◆ **DATASET SECTION**
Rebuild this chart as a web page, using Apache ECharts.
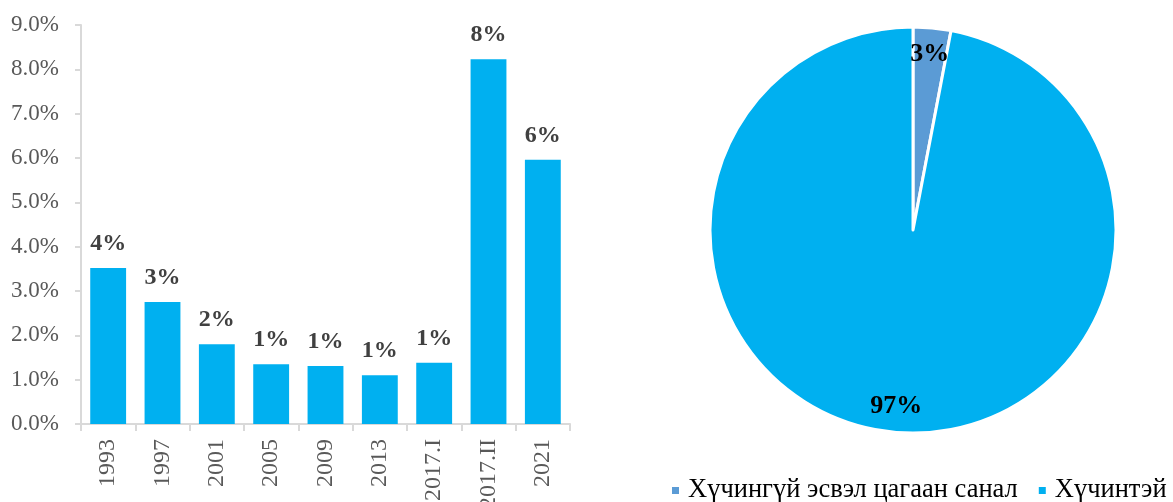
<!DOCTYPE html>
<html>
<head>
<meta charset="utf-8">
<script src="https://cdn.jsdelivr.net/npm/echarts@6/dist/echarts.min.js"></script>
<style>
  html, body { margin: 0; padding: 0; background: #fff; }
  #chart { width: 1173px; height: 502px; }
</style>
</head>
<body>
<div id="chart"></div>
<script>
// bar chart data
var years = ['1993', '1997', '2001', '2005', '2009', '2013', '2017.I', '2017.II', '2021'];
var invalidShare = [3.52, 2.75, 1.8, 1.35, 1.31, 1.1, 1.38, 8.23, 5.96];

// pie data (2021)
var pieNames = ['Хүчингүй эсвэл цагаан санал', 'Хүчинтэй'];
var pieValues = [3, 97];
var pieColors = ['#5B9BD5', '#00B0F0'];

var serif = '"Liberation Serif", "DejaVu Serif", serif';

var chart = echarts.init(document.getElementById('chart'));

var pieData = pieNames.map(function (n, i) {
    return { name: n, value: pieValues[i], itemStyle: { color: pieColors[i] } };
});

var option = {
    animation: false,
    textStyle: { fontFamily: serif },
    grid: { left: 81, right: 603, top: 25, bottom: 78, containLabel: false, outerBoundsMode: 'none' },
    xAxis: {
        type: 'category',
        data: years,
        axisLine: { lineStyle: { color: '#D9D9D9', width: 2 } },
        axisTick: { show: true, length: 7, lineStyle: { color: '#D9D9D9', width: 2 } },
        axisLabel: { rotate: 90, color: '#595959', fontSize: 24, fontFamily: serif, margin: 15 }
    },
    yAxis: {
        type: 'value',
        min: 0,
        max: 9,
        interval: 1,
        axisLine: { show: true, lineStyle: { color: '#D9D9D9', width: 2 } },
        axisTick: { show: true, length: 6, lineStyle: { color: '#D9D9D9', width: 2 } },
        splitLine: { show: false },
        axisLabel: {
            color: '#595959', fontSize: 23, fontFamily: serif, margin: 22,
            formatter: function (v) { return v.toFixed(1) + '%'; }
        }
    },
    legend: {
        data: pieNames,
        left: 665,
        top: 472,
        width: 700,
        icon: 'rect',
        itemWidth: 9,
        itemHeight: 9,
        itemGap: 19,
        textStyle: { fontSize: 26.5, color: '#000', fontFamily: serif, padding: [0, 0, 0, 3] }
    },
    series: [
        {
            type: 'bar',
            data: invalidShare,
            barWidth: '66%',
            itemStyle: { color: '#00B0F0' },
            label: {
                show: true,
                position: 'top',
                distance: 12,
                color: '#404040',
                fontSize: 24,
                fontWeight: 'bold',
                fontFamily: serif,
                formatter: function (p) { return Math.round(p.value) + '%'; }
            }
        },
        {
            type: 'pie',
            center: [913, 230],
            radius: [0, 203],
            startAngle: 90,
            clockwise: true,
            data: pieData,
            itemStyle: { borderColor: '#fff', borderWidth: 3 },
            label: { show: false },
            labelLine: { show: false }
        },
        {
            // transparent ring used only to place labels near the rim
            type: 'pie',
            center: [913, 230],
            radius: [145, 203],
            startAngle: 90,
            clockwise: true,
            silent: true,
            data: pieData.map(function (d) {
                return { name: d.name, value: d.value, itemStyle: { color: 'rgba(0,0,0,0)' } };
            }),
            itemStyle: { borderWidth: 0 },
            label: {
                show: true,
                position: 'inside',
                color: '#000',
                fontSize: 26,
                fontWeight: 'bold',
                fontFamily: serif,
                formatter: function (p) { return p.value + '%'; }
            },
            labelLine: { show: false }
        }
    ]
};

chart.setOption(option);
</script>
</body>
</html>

◆ **INSTRUCTION**
In this exercise, set down all of the data exactly, without the pictures.

◆ **SOLUTION FOR THIS TASK**
Rebuild this chart as a web page, using Apache ECharts.
<!DOCTYPE html>
<html>
<head>
<meta charset="utf-8">
<script src="https://cdn.jsdelivr.net/npm/echarts@6/dist/echarts.min.js"></script>
<style>
  html, body { margin: 0; padding: 0; background: #fff; }
  #chart { width: 1173px; height: 502px; }
</style>
</head>
<body>
<div id="chart"></div>
<script>
// bar chart data
var years = ['1993', '1997', '2001', '2005', '2009', '2013', '2017.I', '2017.II', '2021'];
var invalidShare = [3.52, 2.75, 1.8, 1.35, 1.31, 1.1, 1.38, 8.23, 5.96];

// pie data (2021)
var pieNames = ['Хүчингүй эсвэл цагаан санал', 'Хүчинтэй'];
var pieValues = [3, 97];
var pieColors = ['#5B9BD5', '#00B0F0'];

var serif = '"Liberation Serif", "DejaVu Serif", serif';

var chart = echarts.init(document.getElementById('chart'));

var pieData = pieNames.map(function (n, i) {
    return { name: n, value: pieValues[i], itemStyle: { color: pieColors[i] } };
});

var option = {
    animation: false,
    textStyle: { fontFamily: serif },
    grid: { left: 81, right: 603, top: 25, bottom: 78, containLabel: false, outerBoundsMode: 'none' },
    xAxis: {
        type: 'category',
        data: years,
        axisLine: { lineStyle: { color: '#D9D9D9', width: 2 } },
        axisTick: { show: true, length: 7, lineStyle: { color: '#D9D9D9', width: 2 } },
        axisLabel: { rotate: 90, color: '#595959', fontSize: 24, fontFamily: serif, margin: 15 }
    },
    yAxis: {
        type: 'value',
        min: 0,
        max: 9,
        interval: 1,
        axisLine: { show: true, lineStyle: { color: '#D9D9D9', width: 2 } },
        axisTick: { show: true, length: 6, lineStyle: { color: '#D9D9D9', width: 2 } },
        splitLine: { show: false },
        axisLabel: {
            color: '#595959', fontSize: 23, fontFamily: serif, margin: 22,
            formatter: function (v) { return v.toFixed(1) + '%'; }
        }
    },
    legend: {
        data: pieNames,
        left: 665,
        top: 472,
        width: 700,
        icon: 'rect',
        itemWidth: 9,
        itemHeight: 9,
        itemGap: 19,
        textStyle: { fontSize: 26.5, color: '#000', fontFamily: serif, padding: [0, 0, 0, 3] }
    },
    series: [
        {
            type: 'bar',
            data: invalidShare,
            barWidth: '66%',
            itemStyle: { color: '#00B0F0' },
            label: {
                show: true,
                position: 'top',
                distance: 12,
                color: '#404040',
                fontSize: 24,
                fontWeight: 'bold',
                fontFamily: serif,
                formatter: function (p) { return Math.round(p.value) + '%'; }
            }
        },
        {
            type: 'pie',
            center: [913, 230],
            radius: [0, 203],
            startAngle: 90,
            clockwise: true,
            data: pieData,
            itemStyle: { borderColor: '#fff', borderWidth: 3 },
            label: { show: false },
            labelLine: { show: false }
        },
        {
            // transparent ring used only to place labels near the rim
            type: 'pie',
            center: [913, 230],
            radius: [145, 203],
            startAngle: 90,
            clockwise: true,
            silent: true,
            data: pieData.map(function (d) {
                return { name: d.name, value: d.value, itemStyle: { color: 'rgba(0,0,0,0)' } };
            }),
            itemStyle: { borderWidth: 0 },
            label: {
                show: true,
                position: 'inside',
                color: '#000',
                fontSize: 26,
                fontWeight: 'bold',
                fontFamily: serif,
                formatter: function (p) { return p.value + '%'; }
            },
            labelLine: { show: false }
        }
    ]
};

chart.setOption(option);
</script>
</body>
</html>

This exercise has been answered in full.